_Information supplied_
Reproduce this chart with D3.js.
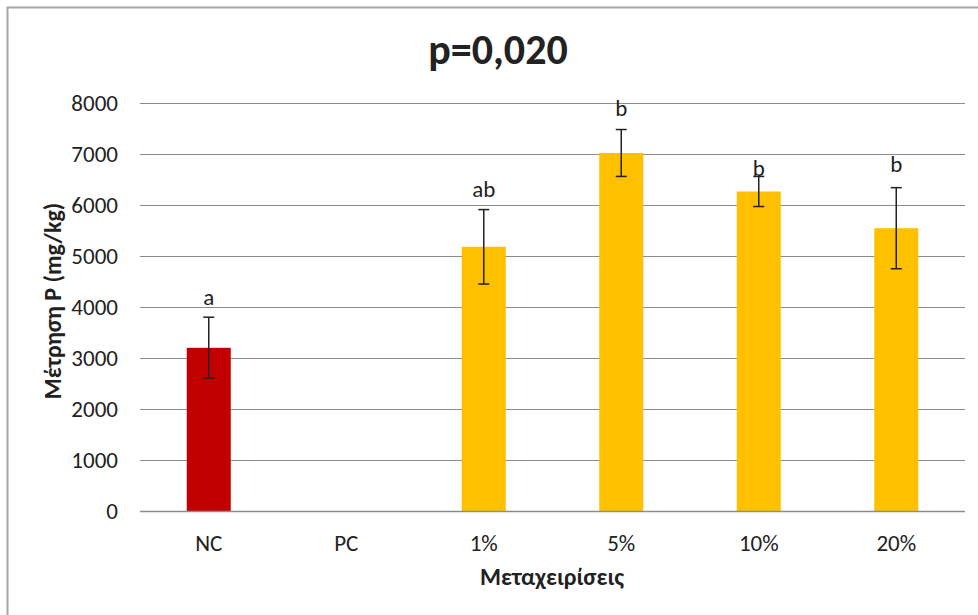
<!DOCTYPE html>
<html>
<head>
<meta charset="utf-8">
<script src="https://cdn.jsdelivr.net/npm/d3@7"></script>
<style>
  html, body { margin: 0; padding: 0; background: #fff; }
  svg { display: block; }
  text { font-family: Carlito, Calibri, "Open Sans", sans-serif; fill: #222; }
</style>
</head>
<body>
<svg id="chart" width="978" height="615"></svg>
<script>
// Treatments and measured P (mg/kg): mean, error half-width, significance letters
const categories = ["NC", "PC", "1%", "5%", "10%", "20%"];
const means      = [3200, null, 5180, 7020, 6265, 5545];
const errors     = [600,  null, 730,  460,  295,  795];
const letters    = ["a",  "",   "ab", "b",  "b",  "b"];
const letterAt   = [4190, null, 6310, 7900, 6730, 6810];
const barColors  = ["#C00000", "#C00000", "#FFC000", "#FFC000", "#FFC000", "#FFC000"];
const yTicks     = [0, 1000, 2000, 3000, 4000, 5000, 6000, 7000, 8000];

const svg = d3.select("#chart");
const margin = { left: 140, right: 13, top: 103, bottom: 104 };
const W = 978, H = 615;
const FONT = 'Carlito, Calibri, "Open Sans", sans-serif';

// outer chart frame
svg.append("rect")
  .attr("x", 7.5).attr("y", 7.5)
  .attr("width", W + 10).attr("height", H + 10)
  .attr("fill", "none").attr("stroke", "#a6a6a6").attr("stroke-width", 2);

const x = d3.scaleBand()
  .domain(categories)
  .range([margin.left, W - margin.right])
  .paddingInner(0.68).paddingOuter(0.34);

const y = d3.scaleLinear()
  .domain([0, 8000])
  .range([H - margin.bottom, margin.top]);

// horizontal gridlines
svg.append("g")
  .selectAll("line")
  .data(yTicks.filter(d => d > 0))
  .join("line")
  .attr("x1", margin.left).attr("x2", W - margin.right)
  .attr("y1", d => Math.round(y(d)) + 0.5).attr("y2", d => Math.round(y(d)) + 0.5)
  .attr("stroke", "#8c8c8c").attr("stroke-width", 1);

// y axis labels (no axis line)
const yAxis = svg.append("g")
  .attr("transform", `translate(${margin.left},0)`)
  .call(d3.axisLeft(y).tickValues(yTicks).tickSize(0).tickPadding(22).tickFormat(d3.format("d")));
yAxis.select(".domain").remove();
yAxis.selectAll("text")
  .attr("font-size", 23)
  .style("font-family", FONT)
  .attr("fill", "#333");

// bars
svg.append("g")
  .selectAll("rect")
  .data(categories.map((c, i) => ({ c, v: means[i], col: barColors[i] })).filter(d => d.v != null))
  .join("rect")
  .attr("x", d => x(d.c))
  .attr("width", x.bandwidth())
  .attr("y", d => y(d.v))
  .attr("height", d => y(0) - y(d.v))
  .attr("fill", d => d.col);

// category axis
const xAxis = svg.append("g")
  .attr("transform", `translate(0,${Math.round(y(0)) + 0.5})`)
  .call(d3.axisBottom(x).tickSize(0).tickPadding(23));
xAxis.select(".domain").attr("stroke", "#8c8c8c").attr("stroke-width", 1.5)
  .attr("d", `M${margin.left},0H${W - margin.right}`);
xAxis.selectAll("text")
  .attr("font-size", 23)
  .style("font-family", FONT)
  .attr("fill", "#333");

// error bars
const eb = svg.append("g").attr("stroke", "#222").attr("stroke-width", 1.5);
categories.forEach((c, i) => {
  if (means[i] == null) return;
  const cx = x(c) + x.bandwidth() / 2;
  const yTop = y(means[i] + errors[i]);
  const yBot = y(means[i] - errors[i]);
  eb.append("line").attr("x1", cx).attr("x2", cx).attr("y1", yTop).attr("y2", yBot);
  eb.append("line").attr("x1", cx - 5.5).attr("x2", cx + 5.5).attr("y1", yTop).attr("y2", yTop);
  eb.append("line").attr("x1", cx - 5.5).attr("x2", cx + 5.5).attr("y1", yBot).attr("y2", yBot);
});

// significance letters
svg.append("g")
  .selectAll("text")
  .data(categories.map((c, i) => ({ c, t: letters[i], v: letterAt[i] })).filter(d => d.v != null))
  .join("text")
  .attr("x", d => x(d.c) + x.bandwidth() / 2)
  .attr("y", d => y(d.v))
  .attr("dy", "0.35em")
  .attr("text-anchor", "middle")
  .attr("font-size", 23)
  .attr("fill", "#333")
  .text(d => d.t);

// title
svg.append("text")
  .attr("x", 498).attr("y", 64)
  .attr("text-anchor", "middle")
  .attr("font-size", 42)
  .attr("font-weight", "bold")
  .attr("fill", "#000")
  .text("p=0,020");

// axis titles
svg.append("text")
  .attr("x", 552).attr("y", 585)
  .attr("text-anchor", "middle")
  .attr("font-size", 24)
  .attr("font-weight", "bold")
  .attr("fill", "#111")
  .text("Μεταχειρίσεις");

svg.append("text")
  .attr("transform", "translate(61,301) rotate(-90)")
  .attr("text-anchor", "middle")
  .attr("font-size", 24)
  .attr("font-weight", "bold")
  .attr("fill", "#111")
  .text("Μέτρηση P (mg/kg)");
</script>
</body>
</html>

_Task description_
Leave out the pictures and copy the rest of the material above exactly.

_Answer for this exercise_
Reproduce this chart with D3.js.
<!DOCTYPE html>
<html>
<head>
<meta charset="utf-8">
<script src="https://cdn.jsdelivr.net/npm/d3@7"></script>
<style>
  html, body { margin: 0; padding: 0; background: #fff; }
  svg { display: block; }
  text { font-family: Carlito, Calibri, "Open Sans", sans-serif; fill: #222; }
</style>
</head>
<body>
<svg id="chart" width="978" height="615"></svg>
<script>
// Treatments and measured P (mg/kg): mean, error half-width, significance letters
const categories = ["NC", "PC", "1%", "5%", "10%", "20%"];
const means      = [3200, null, 5180, 7020, 6265, 5545];
const errors     = [600,  null, 730,  460,  295,  795];
const letters    = ["a",  "",   "ab", "b",  "b",  "b"];
const letterAt   = [4190, null, 6310, 7900, 6730, 6810];
const barColors  = ["#C00000", "#C00000", "#FFC000", "#FFC000", "#FFC000", "#FFC000"];
const yTicks     = [0, 1000, 2000, 3000, 4000, 5000, 6000, 7000, 8000];

const svg = d3.select("#chart");
const margin = { left: 140, right: 13, top: 103, bottom: 104 };
const W = 978, H = 615;
const FONT = 'Carlito, Calibri, "Open Sans", sans-serif';

// outer chart frame
svg.append("rect")
  .attr("x", 7.5).attr("y", 7.5)
  .attr("width", W + 10).attr("height", H + 10)
  .attr("fill", "none").attr("stroke", "#a6a6a6").attr("stroke-width", 2);

const x = d3.scaleBand()
  .domain(categories)
  .range([margin.left, W - margin.right])
  .paddingInner(0.68).paddingOuter(0.34);

const y = d3.scaleLinear()
  .domain([0, 8000])
  .range([H - margin.bottom, margin.top]);

// horizontal gridlines
svg.append("g")
  .selectAll("line")
  .data(yTicks.filter(d => d > 0))
  .join("line")
  .attr("x1", margin.left).attr("x2", W - margin.right)
  .attr("y1", d => Math.round(y(d)) + 0.5).attr("y2", d => Math.round(y(d)) + 0.5)
  .attr("stroke", "#8c8c8c").attr("stroke-width", 1);

// y axis labels (no axis line)
const yAxis = svg.append("g")
  .attr("transform", `translate(${margin.left},0)`)
  .call(d3.axisLeft(y).tickValues(yTicks).tickSize(0).tickPadding(22).tickFormat(d3.format("d")));
yAxis.select(".domain").remove();
yAxis.selectAll("text")
  .attr("font-size", 23)
  .style("font-family", FONT)
  .attr("fill", "#333");

// bars
svg.append("g")
  .selectAll("rect")
  .data(categories.map((c, i) => ({ c, v: means[i], col: barColors[i] })).filter(d => d.v != null))
  .join("rect")
  .attr("x", d => x(d.c))
  .attr("width", x.bandwidth())
  .attr("y", d => y(d.v))
  .attr("height", d => y(0) - y(d.v))
  .attr("fill", d => d.col);

// category axis
const xAxis = svg.append("g")
  .attr("transform", `translate(0,${Math.round(y(0)) + 0.5})`)
  .call(d3.axisBottom(x).tickSize(0).tickPadding(23));
xAxis.select(".domain").attr("stroke", "#8c8c8c").attr("stroke-width", 1.5)
  .attr("d", `M${margin.left},0H${W - margin.right}`);
xAxis.selectAll("text")
  .attr("font-size", 23)
  .style("font-family", FONT)
  .attr("fill", "#333");

// error bars
const eb = svg.append("g").attr("stroke", "#222").attr("stroke-width", 1.5);
categories.forEach((c, i) => {
  if (means[i] == null) return;
  const cx = x(c) + x.bandwidth() / 2;
  const yTop = y(means[i] + errors[i]);
  const yBot = y(means[i] - errors[i]);
  eb.append("line").attr("x1", cx).attr("x2", cx).attr("y1", yTop).attr("y2", yBot);
  eb.append("line").attr("x1", cx - 5.5).attr("x2", cx + 5.5).attr("y1", yTop).attr("y2", yTop);
  eb.append("line").attr("x1", cx - 5.5).attr("x2", cx + 5.5).attr("y1", yBot).attr("y2", yBot);
});

// significance letters
svg.append("g")
  .selectAll("text")
  .data(categories.map((c, i) => ({ c, t: letters[i], v: letterAt[i] })).filter(d => d.v != null))
  .join("text")
  .attr("x", d => x(d.c) + x.bandwidth() / 2)
  .attr("y", d => y(d.v))
  .attr("dy", "0.35em")
  .attr("text-anchor", "middle")
  .attr("font-size", 23)
  .attr("fill", "#333")
  .text(d => d.t);

// title
svg.append("text")
  .attr("x", 498).attr("y", 64)
  .attr("text-anchor", "middle")
  .attr("font-size", 42)
  .attr("font-weight", "bold")
  .attr("fill", "#000")
  .text("p=0,020");

// axis titles
svg.append("text")
  .attr("x", 552).attr("y", 585)
  .attr("text-anchor", "middle")
  .attr("font-size", 24)
  .attr("font-weight", "bold")
  .attr("fill", "#111")
  .text("Μεταχειρίσεις");

svg.append("text")
  .attr("transform", "translate(61,301) rotate(-90)")
  .attr("text-anchor", "middle")
  .attr("font-size", 24)
  .attr("font-weight", "bold")
  .attr("fill", "#111")
  .text("Μέτρηση P (mg/kg)");
</script>
</body>
</html>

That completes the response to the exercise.